The Merciful Mother : “Ganga” - Part I

AUM Gangāye Namah

Since time immemorial, water is associated with worship and major rivers in all civilizations have been worshipped as goddesses.  The ancient Mesopotamians honored the Tigris and the Euphrates, the Egyptians revere the Nile, the Chinese venerate the Yang Sikiang and Hwang Ho, and the Indians worship the river Ganges or Gangā.  Water symbolizes fertility, abundance, crops, and growth.  Thus, water has always been revered as sacred and divine.

In this article, we shall briefly touch upon the present day features and the greatness of Gaṅgā in Part I, and myths and legends of Gangā in Part II.

Present day features of Gangā

" The Ganges, above all is the river of India, which has held India"s heart captive and drawn uncounted millions to her banks since the dawn of history. The story of the Ganges, from her source to the sea, from old times to new, is the story of India"s civilization and culture, of the rise and fall of empires, of great and proud cities, of adventures of manThe Ganga, especially, is the river of India, beloved of her people, round which are intertwined her memories, her hopes and fears, her songs of triumph, her victories and her defeats. She has been a symbol of India"s age-long culture and civilization, ever changing, ever flowing, and yet ever the same Ganga"

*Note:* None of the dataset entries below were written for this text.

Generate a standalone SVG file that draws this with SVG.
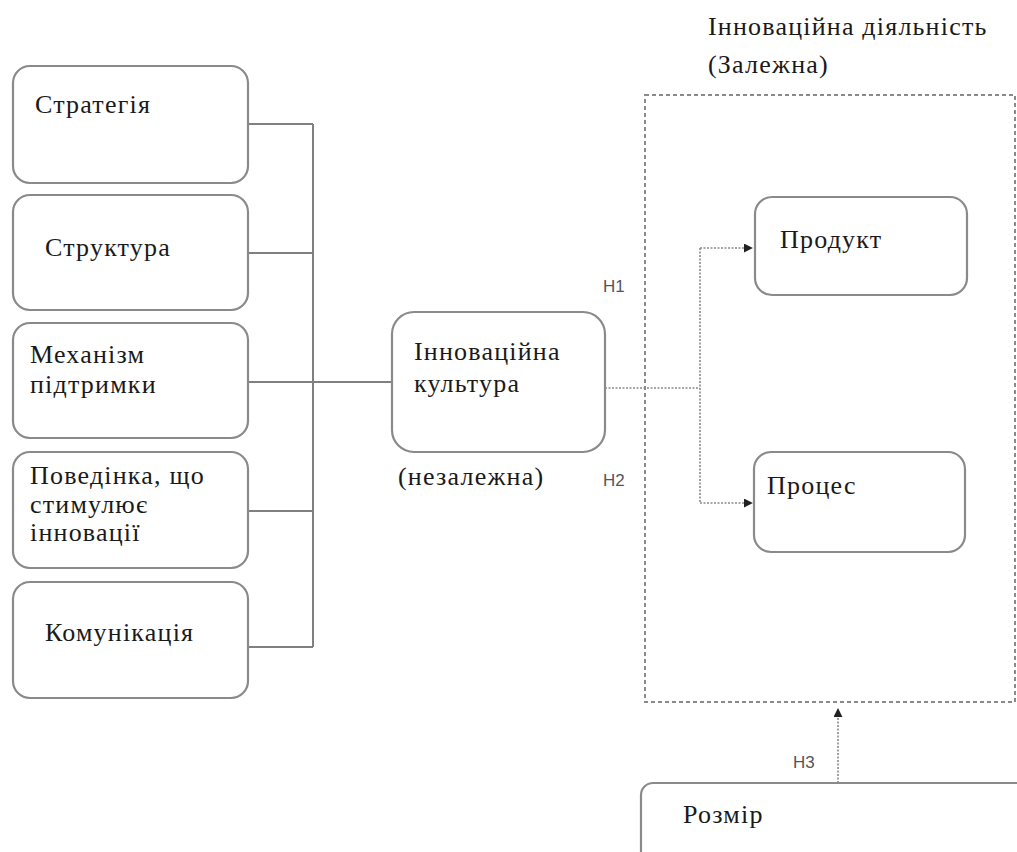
<svg xmlns="http://www.w3.org/2000/svg" width="1017" height="852" viewBox="0 0 1017 852">
<defs>
<style>
.box{fill:#fff;stroke:#8a8a8a;stroke-width:2.2}
.h{font-family:'Liberation Sans',Arial,sans-serif;font-size:17px;fill:#555;letter-spacing:0}
.solid{fill:none;stroke:#808080;stroke-width:2}
.dot{fill:none;stroke:#8a8a8a;stroke-width:1.6;stroke-dasharray:2 1.5}
.frame{fill:none;stroke:#8a8a8a;stroke-width:2;stroke-dasharray:4 3}
</style>
<marker id="ah" viewBox="0 0 10 10" refX="9" refY="5" markerWidth="9" markerHeight="9" markerUnits="userSpaceOnUse" orient="auto">
<path d="M0,0 L10,5 L0,10 z" fill="#222"/>
</marker>
</defs>
<rect width="1017" height="852" fill="#fff"/>
<g font-family="Liberation Serif, Times New Roman, DejaVu Serif, serif" font-size="26" letter-spacing="1.2" fill="#1a1a1a">
<g id="frame">
<rect class="frame" x="645" y="95" width="370" height="607"/>
<text x="708" y="35">Інноваційна діяльність</text>
<text x="708" y="73">(Залежна)</text>
</g>

<g id="connectors">
<path class="solid" d="M248,124 H313 M248,253 H313 M248,382 H392 M248,511 H313 M248,647 H313 M313,124 V647"/>
<path class="dot" d="M605,388 H700 M700,248 V503"/>
<path class="dot" d="M700,248 H752" marker-end="url(#ah)"/>
<path class="dot" d="M700,503 H752" marker-end="url(#ah)"/>
<path class="dot" d="M838,783 V709" marker-end="url(#ah)"/>
<text class="h" x="603" y="292">H1</text>
<text class="h" x="603" y="486">H2</text>
<text class="h" x="793" y="768">H3</text>
</g>

<g id="n1"><rect class="box" x="13" y="66" width="235" height="117" rx="17"/><text x="35" y="113">Стратегія</text></g>
<g id="n2"><rect class="box" x="13" y="195" width="235" height="115" rx="17"/><text x="45" y="256">Структура</text></g>
<g id="n3"><rect class="box" x="13" y="323" width="235" height="115" rx="17"/><text x="30" y="363">Механізм</text><text x="30" y="393">підтримки</text></g>
<g id="n4"><rect class="box" x="13" y="452" width="235" height="116" rx="17"/><text x="30" y="484">Поведінка, що</text><text x="30" y="513">стимулює</text><text x="30" y="541">інновації</text></g>
<g id="n5"><rect class="box" x="13" y="582" width="235" height="116" rx="17"/><text x="45" y="641">Комунікація</text></g>

<g id="culture"><rect class="box" x="392" y="312" width="213" height="140" rx="22"/><text x="414" y="360">Інноваційна</text><text x="414" y="392">культура</text><text x="398" y="485">(незалежна)</text></g>

<g id="product"><rect class="box" x="755" y="197" width="212" height="98" rx="17"/><text x="780" y="248">Продукт</text></g>
<g id="process"><rect class="box" x="754" y="452" width="211" height="100" rx="17"/><text x="767" y="494">Процес</text></g>
<g id="size"><rect class="box" x="641" y="783" width="390" height="80" rx="12"/><text x="683" y="823">Розмір</text></g>
</g>
</svg>
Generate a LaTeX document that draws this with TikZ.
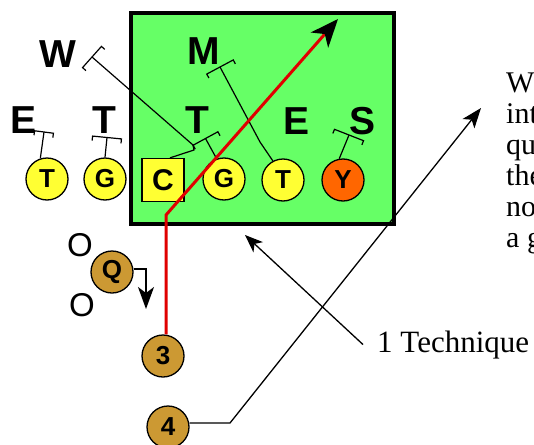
\documentclass[tikz,border=0pt]{standalone}
\usepackage{fontspec}
\setmainfont{Liberation Serif}
\newfontfamily\hv{Liberation Sans}
\usetikzlibrary{arrows.meta,calc}
\definecolor{fieldgreen}{RGB}{102,255,102}
\definecolor{offyellow}{RGB}{255,255,51}
\definecolor{deforange}{RGB}{255,102,0}
\definecolor{backgold}{RGB}{204,153,51}
\definecolor{runred}{RGB}{224,0,0}
\newcommand\blockbar[3]{\draw[blockline,shift={(#1)},rotate=#2] (-4.5,-#3) -- (0,-#3) -- (0,#3) -- (-4.5,#3);}
\begin{document}
\begin{tikzpicture}[x=1pt,y=-1pt,
  player/.style={circle,draw,line width=1.3pt,minimum size=42pt,inner sep=0pt,
    font=\hv\bfseries\fontsize{26}{26}\selectfont},
  lineman/.style={player,fill=offyellow},
  back/.style={player,fill=backgold},
  centerbox/.style={draw,line width=1.3pt,fill=offyellow,minimum width=42pt,minimum height=43pt,
    inner sep=0pt,font=\hv\bfseries\fontsize{30}{30}\selectfont},
  defender/.style={inner sep=0pt,font=\hv\bfseries\fontsize{39}{39}\selectfont},
  ring/.style={inner sep=0pt,font=\hv\fontsize{33}{33}\selectfont},
  blockline/.style={line width=1.2pt},
  thinarrow/.style={line width=1.3pt},
  redrun/.style={runred,line width=3pt,-{Stealth[length=28pt,width=23pt,inset=8pt,color=black]}},
  bodytext/.style={inner sep=0pt,font=\fontsize{30}{31}\selectfont}]
\useasboundingbox (0,0) rectangle (534,444);
% field
\draw[line width=4pt,fill=fieldgreen] (131,13) rectangle (394,224);
% defenders
\node[defender] (dW) at (58,54) {W};
\node[defender] (dM) at (204,51) {M};
\node[defender] (dE1) at (24,120) {E};
\node[defender] (dT1) at (104,120) {T};
\node[defender] (dT2) at (197,120) {T};
\node[defender] (dE2) at (297,121) {E};
\node[defender] (dS) at (362,121) {S};
% offense
\node[lineman] (tT) at (47,179) {T};
\node[lineman] (gG) at (105,179) {G};
\node[centerbox] (C) at (163,180) {C};
\node[lineman] (gG2) at (224,179) {G};
\node[lineman] (tT2) at (283,180) {T};
\node[player,fill=deforange] (yY) at (343,180) {Y};
\node[back] (Q) at (112,272) {Q};
\node[back] (n3) at (163,356) {3};
\node[back] (n4) at (168,427) {4};
\node[ring] (o1) at (80,245) {O};
\node[ring] (o2) at (82,305) {O};
% block coordinates
\coordinate (bE) at (44,132);
\coordinate (bT1) at (107,137.5);
\coordinate (bW) at (92,57);
\coordinate (bT2) at (205.5,138.5);
\coordinate (bM) at (220,67);
\coordinate (bS) at (349,135);
\coordinate (ck1) at (194,150);
\coordinate (ck2) at (193,145);
\coordinate (mk) at (260,142);
% blocks
\draw[blockline] (tT.108) -- (bE);
\blockbar{bE}{82.6}{9.5}
\draw[blockline] (gG.90) -- (bT1);
\blockbar{bT1}{84.4}{14.5}
\draw[blockline] ([xshift=7pt]C.north) -- (ck1) -- (ck2) -- (bW);
\blockbar{bW}{138.3}{14.2}
\draw[blockline] (gG2.110) -- (bT2);
\blockbar{bT2}{118.5}{14.1}
\draw[blockline] (tT2.118) -- (mk) -- (bM);
\blockbar{bM}{118.1}{15}
\draw[blockline] (yY.100) -- (bS);
\blockbar{bS}{68.6}{15.6}
% quarterback drop
\coordinate (qturn) at (146,269);
\coordinate (qtip) at (146,309);
\draw[thinarrow,-{Stealth[length=22pt,width=16pt,inset=6pt]}] ([yshift=3pt]Q.east) -- (qturn) -- (qtip);
% run
\coordinate (redbend) at (166,215);
\coordinate (redtip) at (338,19);
\draw[redrun] ([xshift=3pt]n3.north) -- (redbend) -- (redtip);
% 4 pointer
\coordinate (fturn) at (230,423);
\coordinate (ftip) at (481,108);
\draw[thinarrow,-{Stealth[length=20pt,width=15pt,inset=5pt]}] ([yshift=4pt]n4.east) -- (fturn) -- (ftip);
% technique
\node[bodytext,font=\fontsize{31}{31}\selectfont,inner xsep=14pt,anchor=base west] (tech) at (363,352) {1 Technique};
\coordinate (techtip) at (245,235);
\draw[thinarrow,-{Stealth[length=18pt,width=14pt,inset=5pt]}] (tech.west) -- (techtip);
% right text
\foreach \t [count=\i] in {W,int,qu,the,no,a g}
  \node[bodytext,anchor=base west] (txt\i) at (506,{92.5+30.9*(\i-1)}) {\t};
\end{tikzpicture}
\end{document}
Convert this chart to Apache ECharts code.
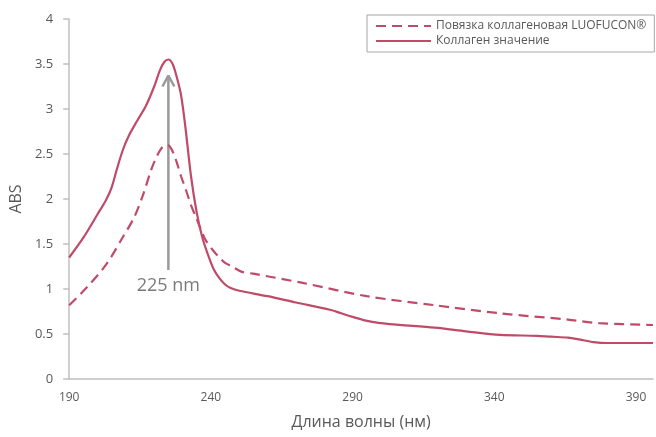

                                                                                        - Discovery of India, by Jawaharlal Nehru

Ganges is a big river of about 2,510 km long that origins as Bhagirathi at Gaumukh at the Gangotri Glacier (25,446 ft) in the state of Uttarakhand located at the central Himalayas, and completes its journey into the Bay of Bengal via the Gangetic Delta in the Sundarbans and as river Padma in Bangladesh, which also drains in the Bay of Bengal

Six rivers combine to make the mighty river Ganges. At Vishnuprayag, rivers Alakananda and Dhauliganga combine together; at Nandprayag,  rivers Alakananda and Nandakini combine together, at Karnaprayag, rivers

Alakananda and Pindar combine together, at Rudraprayag, rivers Alakananda and Mandakini combine together, and at Devprayag, rivers Alakananda and Bhagirathi combine together, after which the river is known as the Ganges. Of these six rivers, Bhagirathi is considered as the main source.

Major Indian cities and towns that exist on the banks of the Ganges are Haridwar, Kanpur, Allahabad, Mirzapur, Varanasi, Patna, Bhagalpur, and Kolkata.